The Pakistani state airline flight from Islamabad carrying a handful of passengers landed at the Kabul airport, which was severely damaged during a chaotic evacuation of more than 120,000 people ahead of the August 31 deadline for US withdrawal from Afghanistan.
"There was hardly anyone on the plane, around 10 people... maybe more staff than passengers," said an AFP journalist aboard the PIA flight from Islamabad.
Hours later, the plane made a return flight back to the Pakistani capital with around 70 people on board, according to airport ground staff.
The passengers on the flight to Islamabad were mostly Afghans, including relatives of staffers with international organisations such as the World Bank,
"I am being evacuated. My final destination is Tajikistan," said a 35-year-old World Bank evacuee, who did not want to give her name.
"I will come back here only if the situation allows women to work and move freely."
A 22-year-old university student said he was taking a one-month trip to Pakistan.
"It's like a vacation. I am sad and happy. Sad about the country, but happy to leave for some time," he said.
The resumption of commercial flights will be a key test for the Taliban, who have repeatedly promised to allow Afghans with the right documents to leave the country freely.
Many NATO nations admitted that they had run out of time to evacuate thousands of at-risk Afghans before the August 31 deadline, which was agreed between the US and the Taliban.
A PIA spokesman said over the weekend that the airline was keen to resume regular commercial services, but it was too soon to say how frequently flights between the two capitals would operate.
Qatar Airways operated several charter flights out of Kabul last week, carrying mostly foreigners and Afghans who missed the evacuation.
An Afghan airline resumed domestic services on September 3.
A 'hopeful day'
"This is a big moment. We are very excited," said one airport employee, dressed in a blue shalwar kameez and orange high-visibility vest.
"It's a hopeful day. Maybe other airlines will see this and decide to come back."
A bus painted with a "Welcome to Afghanistan" was waiting to ferry the passengers from the plane to the terminal, but in the end the new arrivals walked.
Passenger halls, airbridges and technical infrastructure were badly damaged in the days after the Taliban rolled into Kabul on August 15, when thousands of people stormed the airport in the hope of fleeing.
Tens of thousands of Afghans fear reprisals for helping foreign powers during the 20-year US-led occupation, but the Taliban insist they have granted a general amnesty to everyone -- including the security forces they fought against.
Taliban issue education restrictions for women
While the Taliban have promised a milder form of rule this time, the hardline Islamist group has moved swiftly to crush dissent, including firing in the air to disperse recent protests by women calling for the right to education and work.
Sunday, the Taliban higher education minister, Abdul Baqi Haqqani, laid out the new policies at a news conference, several days after Afghanistan’s new rulers formed an all-male government.
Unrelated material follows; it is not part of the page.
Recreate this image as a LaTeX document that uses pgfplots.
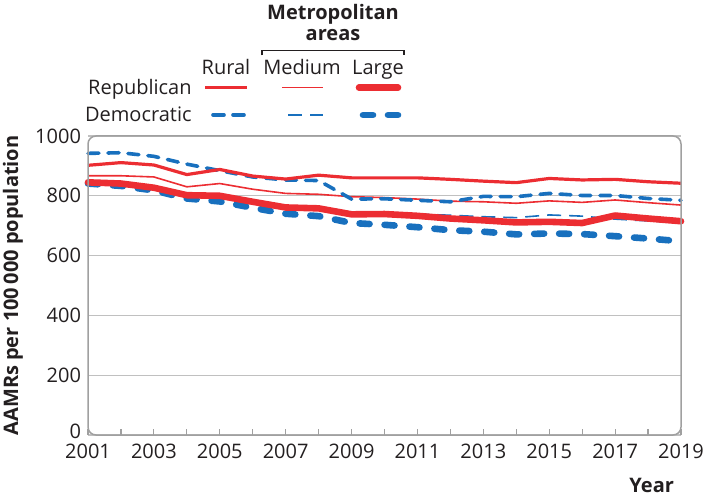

Restrictions on female university students include compulsory hijabs although Haqqani did not specify if this meant compulsory headscarves or also compulsory face coverings.
Gender segregation will also be enforced, he said. “We will not allow boys and girls to study together,” he said. “We will not allow co-education.”
Haqqani said the subjects being taught would also be reviewed. While he did not elaborate, he said he wanted graduates of Afghanistan's universities to be competitive with university graduates in the region and the rest of the world.
In an interview on Afghanistan's leading Tolo News, Taliban spokesman Syed Zekrullah Hashmi said last week that women should give birth and raise children. While the Taliban have not ruled out the eventual participation of women in government, the spokesman said “it's not necessary that women be in the cabinet.”